Эта задача представляется простой сейчас, а в то время она таковой не была. Сложность нашего положения привела к ожесточенному столкновению мнений в нашей стране, и невозможно скрыть тот факт, что каждый, кто занимал ответственный пост, переживал свой внутренний конфликт. Правое крыло правительственной партии в феврале 1944 г. направило официальное обращение к премьер-министру, в котором выражалось сомнение в том, что Британия уже выиграла войну.

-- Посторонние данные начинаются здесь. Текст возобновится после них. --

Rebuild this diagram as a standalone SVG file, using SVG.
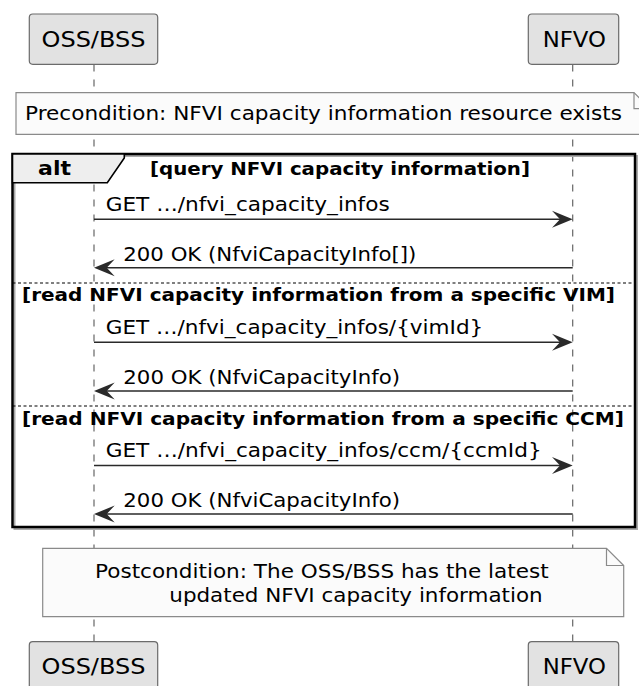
<svg xmlns="http://www.w3.org/2000/svg" width="639" height="686" viewBox="0 0 639 686">
<style>
text{font-family:"DejaVu Sans","Liberation Sans",sans-serif;fill:#000}
.pt{font-size:21.5px;text-anchor:middle}
.m{font-size:20px}
.g{font-size:18px;font-weight:bold}
.part{fill:#E2E2E2;stroke:#6b6b6b;stroke-width:1.2}
.ll{stroke:#666;stroke-width:1.2;stroke-dasharray:7,8;fill:none}
.note{fill:#FBFBFB;stroke:#8a8a8a;stroke-width:1.2}
.fold{fill:none;stroke:#8a8a8a;stroke-width:1.2}
.ln{stroke:#2a2a2a;stroke-width:1.6;fill:none}
.sep{stroke:#000;stroke-width:1.2;stroke-dasharray:3,2.5}
.ah{fill:#2a2a2a}
</style>
<g id="lifelines">
<line class="ll" x1="94" y1="64.5" x2="94" y2="641.5"/>
<line class="ll" x1="572.7" y1="64.5" x2="572.7" y2="641.5"/>
</g>
<g id="participant-oss-top">
<rect class="part" x="29.3" y="14" width="128.4" height="50.3" rx="3.5"/>
<text class="pt" x="93.5" y="46.7" textLength="104" lengthAdjust="spacingAndGlyphs">OSS/BSS</text>
</g>
<g id="participant-nfvo-top">
<rect class="part" x="528.3" y="14" width="90.4" height="50.3" rx="3.5"/>
<text class="pt" x="574.3" y="46.7" textLength="63.3" lengthAdjust="spacingAndGlyphs">NFVO</text>
</g>
<g id="note-precondition">
<path class="note" d="M16,92.7 H634 L650,108.7 V134.3 H16 Z"/>
<path class="fold" d="M634,92.7 V108.7 H650"/>
<text class="m" x="25" y="120" textLength="597" lengthAdjust="spacingAndGlyphs">Precondition: NFVI capacity information resource exists</text>
</g>
<g id="alt-fragment">
<rect x="14.5" y="156" width="622.5" height="373" fill="none" stroke="#aaa" stroke-width="2"/>
<rect x="12.5" y="154" width="622.5" height="373" fill="none" stroke="#000" stroke-width="2.5"/>
<path d="M12.5,154 H124.3 V158 L107.3,182.7 H12.5 Z" fill="#EEEEEE" stroke="#000" stroke-width="1.6"/>
<text class="g" x="38" y="175" textLength="33" lengthAdjust="spacingAndGlyphs" style="font-size:20px">alt</text>
<text class="g" x="150" y="175" textLength="380" lengthAdjust="spacingAndGlyphs">[query NFVI capacity information]</text>
<line class="sep" x1="12.5" y1="283" x2="635" y2="283"/>
<text class="g" x="22" y="301" textLength="593" lengthAdjust="spacingAndGlyphs">[read NFVI capacity information from a specific VIM]</text>
<line class="sep" x1="12.5" y1="406" x2="635" y2="406"/>
<text class="g" x="22" y="425" textLength="602" lengthAdjust="spacingAndGlyphs">[read NFVI capacity information from a specific CCM]</text>
</g>
<g id="messages">
<line class="ln" x1="94" y1="219.3" x2="566" y2="219.3"/>
<polygon class="ah" points="572.7,219.3 552,210.8 560,219.3 552,227.8"/>
<text class="m" x="105.7" y="210.7" textLength="284" lengthAdjust="spacingAndGlyphs">GET …/nfvi_capacity_infos</text>
<line class="ln" x1="572.7" y1="267.7" x2="100" y2="267.7"/>
<polygon class="ah" points="94,267.7 114.7,259.2 106.7,267.7 114.7,276.2"/>
<text class="m" x="123.3" y="260.5" textLength="293" lengthAdjust="spacingAndGlyphs">200 OK (NfviCapacityInfo[])</text>
<line class="ln" x1="94" y1="342.3" x2="566" y2="342.3"/>
<polygon class="ah" points="572.7,342.3 552,333.8 560,342.3 552,350.8"/>
<text class="m" x="105.7" y="333.7" textLength="377.6" lengthAdjust="spacingAndGlyphs">GET …/nfvi_capacity_infos/{vimId}</text>
<line class="ln" x1="572.7" y1="391" x2="100" y2="391"/>
<polygon class="ah" points="94,391 114.7,382.5 106.7,391 114.7,399.5"/>
<text class="m" x="123.3" y="383.8" textLength="276.7" lengthAdjust="spacingAndGlyphs">200 OK (NfviCapacityInfo)</text>
<line class="ln" x1="94" y1="465.5" x2="566" y2="465.5"/>
<polygon class="ah" points="572.7,465.5 552,457 560,465.5 552,474"/>
<text class="m" x="105.7" y="456.9" textLength="436" lengthAdjust="spacingAndGlyphs">GET …/nfvi_capacity_infos/ccm/{ccmId}</text>
<line class="ln" x1="572.7" y1="514" x2="100" y2="514"/>
<polygon class="ah" points="94,514 114.7,505.5 106.7,514 114.7,522.5"/>
<text class="m" x="123.3" y="506.8" textLength="276.7" lengthAdjust="spacingAndGlyphs">200 OK (NfviCapacityInfo)</text>
</g>
<g id="note-postcondition">
<path class="note" d="M42.7,548.3 H606.5 L623.7,565.5 V616.7 H42.7 Z"/>
<path class="fold" d="M606.5,548.3 V565.5 H623.7"/>
<text class="m" x="95" y="578.3" textLength="453.7" lengthAdjust="spacingAndGlyphs">Postcondition: The OSS/BSS has the latest</text>
<text class="m" x="169.3" y="601.7" textLength="373.4" lengthAdjust="spacingAndGlyphs">updated NFVI capacity information</text>
</g>
<g id="participant-oss-bottom">
<rect class="part" x="29.3" y="641.7" width="128.4" height="50.3" rx="3.5"/>
<text class="pt" x="93.5" y="673.5" textLength="104" lengthAdjust="spacingAndGlyphs">OSS/BSS</text>
</g>
<g id="participant-nfvo-bottom">
<rect class="part" x="528.3" y="641.7" width="90.4" height="50.3" rx="3.5"/>
<text class="pt" x="574.3" y="673.5" textLength="63.3" lengthAdjust="spacingAndGlyphs">NFVO</text>
</g>
</svg>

Победа коалиции вражеских государств, как было справедливо отмечено в обращении, не отменяет коммунистической угрозы. «Если Германия потерпит поражение, коммунизм триумфально победит, и тогда горе всей Европе».
Ситуация, сложившаяся в Южной Италии, привела к низложению короля Виктора-Эммануила III; в Югославии британцы отказались от поддержки Михайловича и признали Тито; Россия разорвала дипломатические отношения с польским правительством в изгнании. Все эти факты не внушали оптимизма, от них было нельзя просто отмахнуться, хотя левая оппозиция, подвергшаяся резкой критике в обращении, просто проигнорировала их. Авторы обращения сильно навредили себе, настаивая, что немецкие войска должны, по крайней мере, оставаться на своих оборонительных позициях в нашей стране, независимо от своего статуса – оккупантов или союзников. Именно этого наше правительство и я непременно хотели избежать. Невозможно было принять немецкий курс, как называли его некоторые политики, и потому, что он готовился к «окончательному решению» еврейского вопроса: это означало, что мы должны были согласиться на уничтожение около 800 тысяч евреев[86]
. Я лично постарался прояснить ситуацию для Гитлера, как во время встречи с ним, так и в письме, подчеркнув, что такое дикое решение противно гуманизму и человеческой морали, что оно подорвет основы законности и порядка; к тому же это скажется на производстве.